If the Yankees used “Heroes remembered, legends born” last season and are going with “A Timeless Legacy” in 2013, well John Tortorella gave us the 2012-13 Rangers’ slogan: “Grab points when we can.” Because when the lockout ended, coming off an Eastern Conference Finals appearance and with the addition of Rick Nash, “Grab points when we can” was exactly how I thought this season would play out. I was terribly mistaken to think that the number 1 seed a year ago could possibly keep up their level of play. Stupid me. So eff it! “Grab points when we can!” Let’s go Rangers!
On whether or not he sees the power play getting more consistent.
“I thought the past couple of games it’s been OK. We scored a big goal tonight. We still … we don’t have enough guys playing. We don’t. But we get a point, so we just gotta keep trying to grind way and get points until we have our full team playing here.”
Here are the facts aside from the most telling stat the the Rangers are 4-for-31 on the power play in February and last in the league on the power play on the year.
1. Rick Nash didn’t play on Thursday night.

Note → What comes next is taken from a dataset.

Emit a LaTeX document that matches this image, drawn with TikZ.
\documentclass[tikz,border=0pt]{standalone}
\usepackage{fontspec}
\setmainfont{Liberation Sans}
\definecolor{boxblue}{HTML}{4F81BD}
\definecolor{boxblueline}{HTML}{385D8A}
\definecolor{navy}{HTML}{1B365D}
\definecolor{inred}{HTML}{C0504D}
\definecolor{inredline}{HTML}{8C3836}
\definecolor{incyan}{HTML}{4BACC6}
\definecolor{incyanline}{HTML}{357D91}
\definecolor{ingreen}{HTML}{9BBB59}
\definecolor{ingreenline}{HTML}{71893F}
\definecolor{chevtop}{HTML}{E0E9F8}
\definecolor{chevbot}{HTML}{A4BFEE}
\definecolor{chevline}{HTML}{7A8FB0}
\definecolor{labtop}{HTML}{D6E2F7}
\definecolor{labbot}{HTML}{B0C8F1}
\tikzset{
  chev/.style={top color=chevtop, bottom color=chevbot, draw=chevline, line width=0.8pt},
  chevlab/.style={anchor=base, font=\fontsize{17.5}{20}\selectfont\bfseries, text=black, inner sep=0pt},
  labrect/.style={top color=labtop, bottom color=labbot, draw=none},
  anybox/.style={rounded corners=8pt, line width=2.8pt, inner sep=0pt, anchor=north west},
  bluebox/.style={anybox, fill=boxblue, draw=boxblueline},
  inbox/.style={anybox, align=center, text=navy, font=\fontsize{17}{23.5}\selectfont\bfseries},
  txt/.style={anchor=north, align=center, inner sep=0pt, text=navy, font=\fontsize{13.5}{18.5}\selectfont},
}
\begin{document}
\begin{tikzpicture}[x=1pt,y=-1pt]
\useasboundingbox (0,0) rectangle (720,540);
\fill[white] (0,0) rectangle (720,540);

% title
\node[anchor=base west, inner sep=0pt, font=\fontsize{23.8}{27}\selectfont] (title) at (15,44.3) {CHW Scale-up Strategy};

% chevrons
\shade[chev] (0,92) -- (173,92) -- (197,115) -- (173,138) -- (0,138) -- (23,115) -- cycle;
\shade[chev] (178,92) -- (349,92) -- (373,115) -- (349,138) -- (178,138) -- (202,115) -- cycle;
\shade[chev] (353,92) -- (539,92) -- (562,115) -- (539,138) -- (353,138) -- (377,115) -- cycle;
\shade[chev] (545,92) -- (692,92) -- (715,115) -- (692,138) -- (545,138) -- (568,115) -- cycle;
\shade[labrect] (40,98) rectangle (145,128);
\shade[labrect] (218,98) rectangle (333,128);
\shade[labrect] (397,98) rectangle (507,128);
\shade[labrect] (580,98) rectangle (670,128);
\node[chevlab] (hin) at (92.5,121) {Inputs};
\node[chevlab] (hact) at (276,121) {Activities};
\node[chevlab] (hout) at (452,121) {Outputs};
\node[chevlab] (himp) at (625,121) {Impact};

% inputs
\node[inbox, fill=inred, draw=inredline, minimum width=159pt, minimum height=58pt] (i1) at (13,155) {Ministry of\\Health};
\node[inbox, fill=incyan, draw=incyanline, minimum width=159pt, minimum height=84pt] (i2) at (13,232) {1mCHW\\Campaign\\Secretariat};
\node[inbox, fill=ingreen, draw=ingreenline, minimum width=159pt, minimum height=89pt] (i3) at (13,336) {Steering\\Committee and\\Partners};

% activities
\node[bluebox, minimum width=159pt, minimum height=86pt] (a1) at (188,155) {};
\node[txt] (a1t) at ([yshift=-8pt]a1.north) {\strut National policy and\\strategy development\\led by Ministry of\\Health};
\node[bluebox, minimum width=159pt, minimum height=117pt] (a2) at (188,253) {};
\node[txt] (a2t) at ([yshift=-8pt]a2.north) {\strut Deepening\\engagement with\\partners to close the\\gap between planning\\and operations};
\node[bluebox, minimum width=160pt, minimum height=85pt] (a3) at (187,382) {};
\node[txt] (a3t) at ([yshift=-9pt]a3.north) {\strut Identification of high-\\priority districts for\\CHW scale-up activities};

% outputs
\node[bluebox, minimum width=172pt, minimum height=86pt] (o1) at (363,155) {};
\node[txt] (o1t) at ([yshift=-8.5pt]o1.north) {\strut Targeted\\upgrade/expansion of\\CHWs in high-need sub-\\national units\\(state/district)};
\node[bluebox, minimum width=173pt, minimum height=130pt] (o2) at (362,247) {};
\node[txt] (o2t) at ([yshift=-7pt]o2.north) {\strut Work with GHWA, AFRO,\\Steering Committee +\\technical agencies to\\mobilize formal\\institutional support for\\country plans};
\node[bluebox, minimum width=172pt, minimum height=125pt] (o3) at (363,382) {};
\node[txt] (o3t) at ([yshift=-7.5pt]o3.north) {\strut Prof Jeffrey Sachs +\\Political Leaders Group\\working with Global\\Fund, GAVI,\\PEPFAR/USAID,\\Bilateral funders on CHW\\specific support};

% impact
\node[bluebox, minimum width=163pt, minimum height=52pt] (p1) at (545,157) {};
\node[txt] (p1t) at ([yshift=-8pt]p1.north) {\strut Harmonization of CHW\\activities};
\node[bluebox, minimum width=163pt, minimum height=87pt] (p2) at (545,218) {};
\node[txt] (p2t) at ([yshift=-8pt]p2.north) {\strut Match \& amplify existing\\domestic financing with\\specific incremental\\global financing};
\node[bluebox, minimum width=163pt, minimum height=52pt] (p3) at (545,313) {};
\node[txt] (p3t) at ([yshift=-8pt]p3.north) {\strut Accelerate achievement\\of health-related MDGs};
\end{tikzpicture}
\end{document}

2. Of Rick Nash’s 292 career goals, 83 (28 percent) of them have come on the power play. Of Rick Nash’s 267 career assists, 100 of them have come on the power play (37 percent).

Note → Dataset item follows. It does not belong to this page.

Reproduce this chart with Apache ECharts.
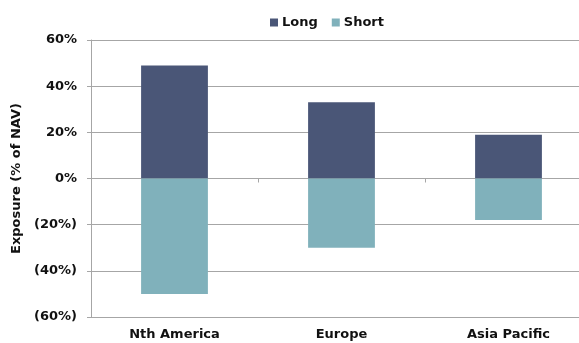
<!DOCTYPE html>
<html>
<head>
    <meta charset="UTF-8"/>
    <title>Exposure</title>
    <script src="https://cdn.jsdelivr.net/npm/echarts@6/dist/echarts.min.js"></script>
    <style>
        html, body { margin: 0; padding: 0; background: #fff; }
        #chart { width: 579px; height: 343px; }
    </style>
</head>
<body>
<div id="chart"></div>
<script>
    // 数据
    var regions = ['Nth America', 'Europe', 'Asia Pacific'];
    var longExp = [49, 33, 19];
    var shortExp = [-50, -30, -18];
    var yTicks = [-60, -40, -20, 0, 20, 40, 60];

    var font = 'DejaVu Sans';
    var gridColor = '#a6a6a6';

    function pct(v) {
        return v < 0 ? '(' + (-v) + '%)' : v + '%';
    }

    var myChart = echarts.init(document.getElementById('chart'));

    var option = {
        animation: false,
        legend: {
            left: 270,
            top: 16,
            padding: 0,
            itemWidth: 8,
            itemHeight: 8,
            itemGap: 14,
            icon: 'rect',
            textStyle: {fontFamily: font, fontWeight: 'bold', fontSize: 13, color: '#111', padding: [0, 0, 0, -1]},
            data: ['Long', 'Short']
        },
        grid: {
            left: 91,
            top: 40,
            width: 501,
            height: 277,
            outerBoundsMode: 'none'
        },
        xAxis: [
            {
                type: 'category',
                data: regions,
                axisLine: {onZero: true, lineStyle: {color: gridColor}},
                axisTick: {show: true, length: 4, lineStyle: {color: gridColor}},
                axisLabel: {show: false}
            },
            {
                type: 'category',
                data: regions,
                position: 'bottom',
                axisLine: {show: false, onZero: false},
                axisTick: {show: false},
                axisLabel: {
                    margin: 11,
                    fontFamily: font, fontWeight: 'bold', fontSize: 13, color: '#111'
                }
            }
        ],
        yAxis: {
            type: 'value',
            min: yTicks[0],
            max: yTicks[yTicks.length - 1],
            interval: 20,
            name: 'Exposure (% of NAV)',
            nameLocation: 'middle',
            nameGap: 68,
            nameTextStyle: {fontFamily: font, fontWeight: 'bold', fontSize: 13, color: '#111'},
            axisLine: {show: true, lineStyle: {color: gridColor}},
            axisTick: {show: true, length: 4, lineStyle: {color: gridColor}},
            splitLine: {lineStyle: {color: gridColor}},
            axisLabel: {
                margin: 14,
                formatter: pct,
                fontFamily: font, fontWeight: 'bold', fontSize: 13, color: '#111'
            }
        },
        series: [
            {
                name: 'Long',
                type: 'bar',
                stack: 'exp',
                barWidth: '40%',
                itemStyle: {color: '#4a5677'},
                data: longExp
            },
            {
                name: 'Short',
                type: 'bar',
                stack: 'exp',
                barWidth: '40%',
                itemStyle: {color: '#80b1bb'},
                data: shortExp
            }
        ]
    };

    myChart.setOption(option);
</script>
</body>
</html>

3. Of Rick Nash’s 183 power-play points, one of them has come with the Rangers.
What does all of this tell us? Two things.
1. With Rick Nash in the lineup, the power play still sucks and Tortorella shouldn’t be blaming his absence on the special teams’ struggles.
2. The players Rick Nash plays with on the power play shouldn’t be on the power play.
How do we know this?
Rick Nash was a productive special teams player on the worst team in the league. He’s now supposedly playing with better players on the man advantage, but for some reason the power play isn’t scoring and it certainly isn’t because of him.
The power play needs new personnel. Michael Del Zotto doesn’t belong on the first unit and that needs to be the first change. Pierre McGuire told Mike Francesa that when Tortorella was an assistant coach he was a special teams expert, which only further complicates the situation since this should have been fixed by now.
(Everything else from Tortorella’s answer is the same as the first answer. Poor, Torts! He doesn’t have his best player! But his team has had the lead in their last three losses, but let’s not talk about that.)
On what was working on the line when Halpern jumped up with Callahan and Pyatt in the third.
“They forechecked. They had the puck.”
Can’t argue there.
On why he thought it was necessary to make that line change.
“Because we weren’t developing any offense, Pat.”
On if he sympathizes a team that lost their number 1 goalie.
“Do I sympathize for what’s happened there? No, I … No.”
Then no one is going to sympathize with your injuries, so why keep bringing them up?
On if the play that injured Anderson was an accident.
“He was tripped. It was a goal too.”
On what happened with the quick whistle on Halpern’s waved-off goal.
“They said they must have lost site of the puck. I didn’t get an explanation. I don’t bother with that anymore.”
You don’t bother with should-have-been goals, but just said that Chris Kreider getting tripped into Craig Anderson should have been a goal. OK then…
On if Gaborik played better for the whole 60 minutes.
“Are you asking me a question or telling me, Zip? Ask me the question.”
“That line played well.”
If Gaborik’s line is the only line that plays well on Saturday night in Montreal, I’ll have a postgame press conference to analyze on Sunday.